CDU bursts into international cloud experiment 


CDU Professors Chris Austin and Bob Wasson examine the purpose built Proteas research aircraft. While (below) the Research Vessel Southern Surveyor stands ready to take on its first crew of climate scientists.

Climate researchers (top) give CDU Vice Chancellor Helen Garnett an up-close view of their aviation technology.

Charles Darwin University was described this week as a ‘crucial partner’ in one of the largest weather experiments to be undertaken anywhere in the world.

The Tropical Warm Pool International Cloud Experiment (TWP-ICE) was officially launched at RAAF Base Darwin in front of an assembled crowd that included Federal Members of Parliament and many of the world’s leading climate researchers from over 30 international research institutions.

The experiment will provide scientists from around the globe an insight into the inner workings of cloud systems as well as the world’s climate system and will focus on a 250-kilometre radius around Darwin between January 19 and February 16, 2006.

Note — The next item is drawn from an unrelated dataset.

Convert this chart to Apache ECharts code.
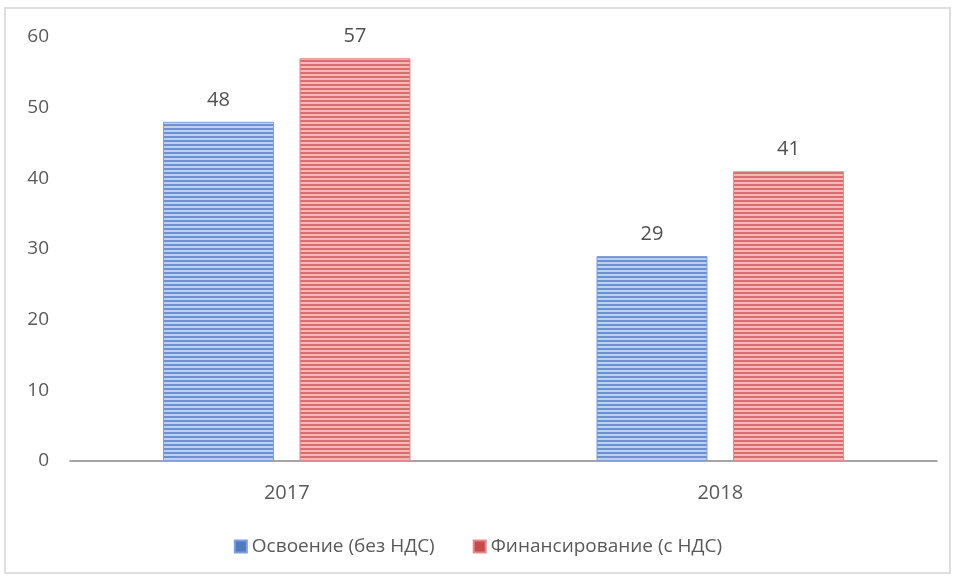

Speaking on the experiment, Dr Christian Jakob from the Bureau of Meteorology Research Centre in Melbourne said he and all other principal investigators on the large research team were excited at being able to partner with CDU, Australia’s only Tropics based university.

“It’s fantastic to have CDU involved, they’ve given us tremendous support and we are looking forward to working with them on this experiment and also in the future,” said Dr Jakob.

“Both CDU and their senior staff including Dr Lindsay Hutley are crucial partners in this experiment.”

CDU Vice Chancellor, Professor Helen Garnett, a keynote speaker at the launch, described Darwin as the best positioned city in the world to provide support to ‘on-location’ project teams.

“Other than Singapore, no other tropical region has the facilities Darwin offers, such as a military level airport and a university with excellent computing capability with direct data links to the United States, Europe and many other parts of the world,” she said.

“So we’re very proud to have again demonstrated CDU’s role as an active and integral resource for positive change in the Northern Territory and with this current TWP-ICE project, the world.”

Other senior CDU staff working with the project team include Professors Carole Kayrooz and Chris Austin, Associate Professor David Parry, Faculty IT Support Manager Mike Bellamy and Chief Technical Officer Neil Ludvigsen.